Now he's messing with Orwell. I agree entirely with
this post which argues that language can't be neutral. Rather the decision by the MSM or establishment or whoever that some phrasing is neutral is, and must be, a political act. It is not possible to balance without a fulcrum.
However, he quotes Rorty criticizing Orwell. In theory, I believe that all writers should be criticized, but I can't let this pass without counterargument.
Critiquing George Orwell, Richard Rorty notes that in practice, newspeak tactics fail. “Ethnic cleansing” was developed by thugs during the Bosnian Civil War as a newspeak term that was supposed to replace “genocide” with a phrase (“cleansing”) that has positive affect. The practical impact was to turn “ethnic cleansing” into a chilling term that connotes genocide.
Rorty's argument is nonsense. The world is not Oceania. Rorty proved that attempted brainwashing fails if the people whose brains you intend to watch have a free press and free debate. Newspeak was enforced through terror. It was not a tool to convince people. Rather it was a tool to humiliate them. In 1984, Orwell didn't suggest that it would work without the thought police. Minitrue without Minilove was not considered in that book.
The above paragraph may be unfair to Rorty. The error is referring to abuse of language as Newspeak. This invokes 1984, which did not consider abuse of language separate from terror. The word "Newspeak" is not in quotation marks, so it might be Yglesias's error not Rorty's. Notably, the ethnic cleansers did not have total power over the debate concerning Bosnia. They didn't even in Serbia proper which, soon after the coining of "ethnic cleansing" set a new record for consecutive days of protest. The issue was the Belgrade municipal election. Milosovic is a depraved criminal, but even in his wildest dreams, he wasn't Big Brother.
The relevant work by Orwell is "Politics and the English Language." To claim that the case of "ethnic cleansing" disproves Orwell, Rorty must argue that the abuse of language discussed in "Politics and the English Language" is effective so the side that abuses language wins debates it should lose. But this has nothing to do with the actual essay. Orwell asserted that all sides abuse language.
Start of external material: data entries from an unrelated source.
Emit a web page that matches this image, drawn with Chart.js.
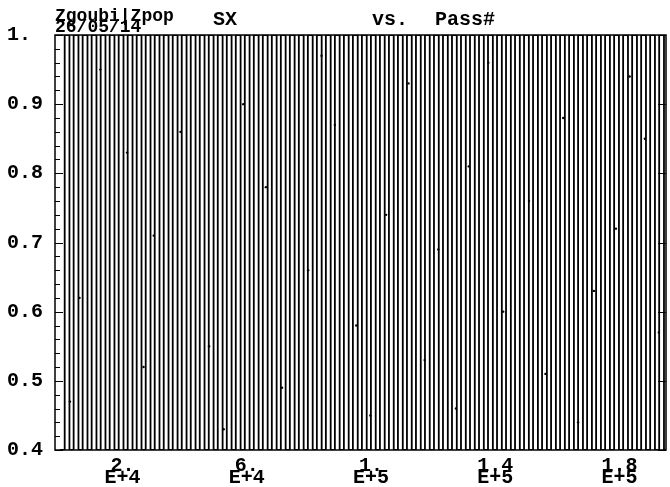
<!DOCTYPE html>
<html lang="en">
<head>
  <meta charset="UTF-8">
  <title>Zgoubi SX vs. Pass#</title>
  <script src="https://cdn.jsdelivr.net/npm/chart.js"></script>
  <style>
    html, body { margin: 0; padding: 0; background: #fff; }
    #wrap { width: 670px; height: 487px; position: relative; }
  </style>
</head>
<body>
  <div id="wrap"><canvas id="sxChart"></canvas></div>

  <script>
    // Pass number of each swing of SX (between 0.4 and 1.0)
    const passNo = [
      0, 1420, 2950, 4300, 5850, 7200, 8760, 10100, 11650, 13000,
      14550, 15900, 17440, 18800, 20350, 21700, 23260, 24600, 26150, 27500,
      29050, 30400, 31940, 33300, 34850, 36200, 37760, 39100, 40650, 42000,
      43550, 44900, 46440, 47800, 49350, 50700, 52260, 53600, 55150, 56500,
      58050, 59400, 60940, 62300, 63850, 65200, 66760, 68100, 69650, 71000,
      72550, 73900, 75440, 76800, 78350, 79700, 81260, 82600, 84150, 85500,
      87050, 88400, 89940, 91300, 92850, 94200, 95760, 97100, 98650, 100000,
      101550, 102900, 104440, 105800, 107350, 108700, 110260, 111600, 113150, 114500,
      116050, 117400, 118940, 120300, 121850, 123200, 124760, 126100, 127650, 129000,
      130550, 131900, 133440, 134800, 136350, 137700, 139260, 140600, 142150, 143500,
      145050, 146400, 147940, 149300, 150850, 152200, 153760, 155100, 156650, 158000,
      159550, 160900, 162440, 163800, 165350, 166700, 168260, 169600, 171150, 172500,
      174050, 175400, 176940, 178300, 179850, 181200, 182760, 184100, 185650, 187000,
      188550, 189900, 191440, 192800, 194350, 195700
    ];
    const sxVal = [
      0.4, 1.0, 0.4, 1.0, 0.4, 1.0, 0.4, 1.0, 0.4, 1.0,
      0.4, 1.0, 0.4, 1.0, 0.4, 1.0, 0.4, 1.0, 0.4, 1.0,
      0.4, 1.0, 0.4, 1.0, 0.4, 1.0, 0.4, 1.0, 0.4, 1.0,
      0.4, 1.0, 0.4, 1.0, 0.4, 1.0, 0.4, 1.0, 0.4, 1.0,
      0.4, 1.0, 0.4, 1.0, 0.4, 1.0, 0.4, 1.0, 0.4, 1.0,
      0.4, 1.0, 0.4, 1.0, 0.4, 1.0, 0.4, 1.0, 0.4, 1.0,
      0.4, 1.0, 0.4, 1.0, 0.4, 1.0, 0.4, 1.0, 0.4, 1.0,
      0.4, 1.0, 0.4, 1.0, 0.4, 1.0, 0.4, 1.0, 0.4, 1.0,
      0.4, 1.0, 0.4, 1.0, 0.4, 1.0, 0.4, 1.0, 0.4, 1.0,
      0.4, 1.0, 0.4, 1.0, 0.4, 1.0, 0.4, 1.0, 0.4, 1.0,
      0.4, 1.0, 0.4, 1.0, 0.4, 1.0, 0.4, 1.0, 0.4, 1.0,
      0.4, 1.0, 0.4, 1.0, 0.4, 1.0, 0.4, 1.0, 0.4, 1.0,
      0.4, 1.0, 0.4, 1.0, 0.4, 1.0, 0.4, 1.0, 0.4, 1.0,
      0.4, 1.0, 0.4, 1.0, 0.4, 1.0
    ];
    // stray samples caught mid-swing
    const dotPass = [3100, 6200, 12900, 21500, 26800, 30100, 38700, 47900, 52600, 58900, 66200, 71400, 79800, 84100, 88400, 95300, 99800, 104900, 112100, 117300, 121700, 127400, 131500, 137800, 142600, 150900, 156200, 161900, 166700, 171800, 178900, 183300, 188200, 192700];
    const dotSx = [0.47, 0.62, 0.95, 0.83, 0.52, 0.71, 0.86, 0.55, 0.43, 0.90, 0.78, 0.49, 0.66, 0.97, 0.87, 0.58, 0.45, 0.74, 0.93, 0.53, 0.69, 0.46, 0.81, 0.96, 0.60, 0.76, 0.51, 0.88, 0.44, 0.63, 0.72, 0.94, 0.85, 0.57];

    const yTicks = [0.4, 0.5, 0.6, 0.7, 0.8, 0.9, 1.0];
    const yLabels = ['0.4', '0.5', '0.6', '0.7', '0.8', '0.9', '1.'];
    const xTicks = [20000, 60000, 100000, 140000, 180000];
    const xLabels = [['2.', 'E+4'], ['6.', 'E+4'], ['1.', 'E+5'], ['1.4', 'E+5'], ['1.8', 'E+5']];

    const monoFont = '"Liberation Mono", "DejaVu Sans Mono", monospace';

    // frame, inward ticks and header text
    const framePlugin = {
      id: 'frame',
      afterDraw(chart) {
        const ctx = chart.ctx;
        const a = chart.chartArea;
        const ys = chart.scales.y;
        ctx.save();
        ctx.strokeStyle = '#000';
        ctx.lineWidth = 1.5;
        ctx.strokeRect(a.left, a.top, a.right - a.left, a.bottom - a.top);
        ctx.lineWidth = 1;
        ctx.beginPath();
        for (let i = 0; i <= 30; i++) {
          const v = 0.4 + i * 0.02;
          const py = Math.round(ys.getPixelForValue(v)) + 0.5;
          const len = (i % 5 === 0) ? 8 : 5;
          ctx.moveTo(a.left, py); ctx.lineTo(a.left + len, py);
          if (i % 5 === 0) { ctx.moveTo(a.right, py); ctx.lineTo(a.right - len, py); }
        }
        ctx.stroke();

        ctx.fillStyle = '#000';
        ctx.textBaseline = 'alphabetic';
        ctx.textAlign = 'left';
        ctx.font = 'bold 18px ' + monoFont;
        ctx.fillText('Zgoubi|Zpop', 55, 21);
        ctx.fillText('26/05/14', 55, 32);
        ctx.font = 'bold 20px ' + monoFont;
        ctx.fillText('SX', 213, 25);
        ctx.fillText('vs.', 372, 25);
        ctx.fillText('Pass#', 435, 25);
        ctx.restore();
      }
    };

    new Chart(document.getElementById('sxChart'), {
      type: 'scatter',
      data: {
        datasets: [{
          data: passNo.map((p, i) => ({ x: p, y: sxVal[i] })),
          showLine: true,
          stepped: true,
          borderColor: '#000',
          borderWidth: 1.8,
          pointRadius: 0
        }, {
          data: dotPass.map((p, i) => ({ x: p, y: dotSx[i] })),
          showLine: false,
          pointRadius: 1.2,
          pointBackgroundColor: '#000',
          pointBorderWidth: 0
        }]
      },
      options: {
        animation: false,
        responsive: true,
        maintainAspectRatio: false,
        layout: { padding: { left: 7, right: 2, top: 35, bottom: 0 } },
        plugins: {
          legend: { display: false },
          tooltip: { enabled: false }
        },
        scales: {
          x: {
            type: 'linear',
            min: -1700,
            max: 195000,
            afterBuildTicks: s => { s.ticks = xTicks.map(v => ({ value: v })); },
            afterFit: s => { s.height = 37; },
            ticks: {
              callback: (v, i) => xLabels[i],
              color: '#000',
              padding: 2,
              maxRotation: 0,
              autoSkip: false,
              font: { family: monoFont, size: 20, weight: 'bold', lineHeight: 0.6 }
            },
            grid: { display: false },
            border: { display: false }
          },
          y: {
            min: 0.4,
            max: 1.0,
            afterBuildTicks: s => { s.ticks = yTicks.map(v => ({ value: v })); },
            afterFit: s => { s.width = 48; },
            ticks: {
              callback: (v, i) => yLabels[i],
              color: '#000',
              crossAlign: 'far',
              padding: 4,
              font: { family: monoFont, size: 20, weight: 'bold' }
            },
            grid: { display: false },
            border: { display: false }
          }
        }
      },
      plugins: [framePlugin]
    });
  </script>
</body>
</html>
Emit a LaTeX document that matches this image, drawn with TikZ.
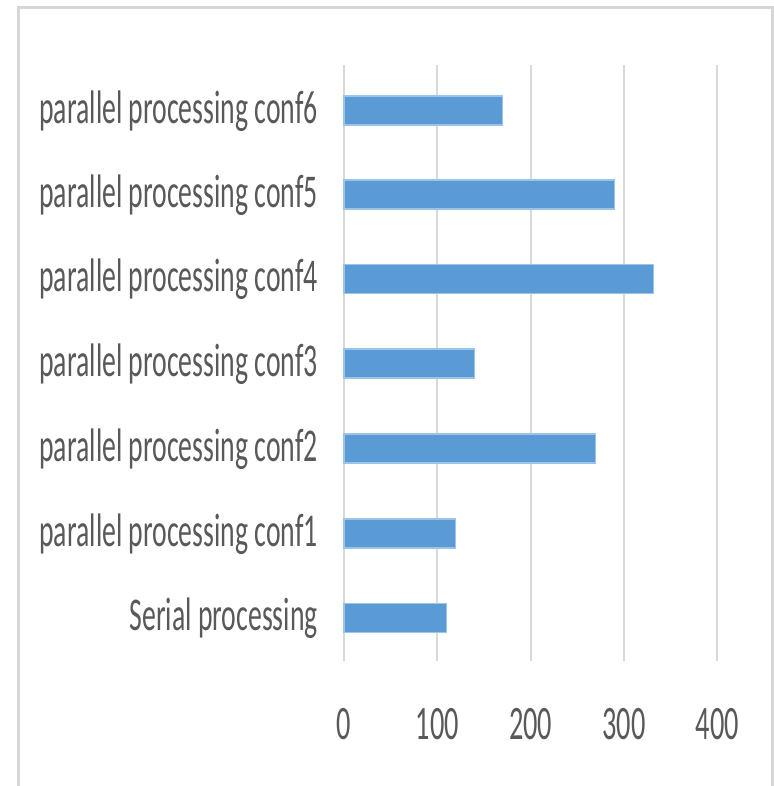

There was no prediction.
More importantly, Orwell didn't write much about the effectiveness of abuse of language in "Politics and the English Language." He described the abuse of language at length. He described damaging consequences for the thought of the speaker. I think he argued that people can manage to avoid thinking clearly by abusing language. I don't recall (I am analysing from memory) any claim that the listener or reader can be infected even if the listener tries to resist.
I can't recite the essay from memory and I might have missed something, but I don't recall anything contradicted by the case of "ethnic cleansing."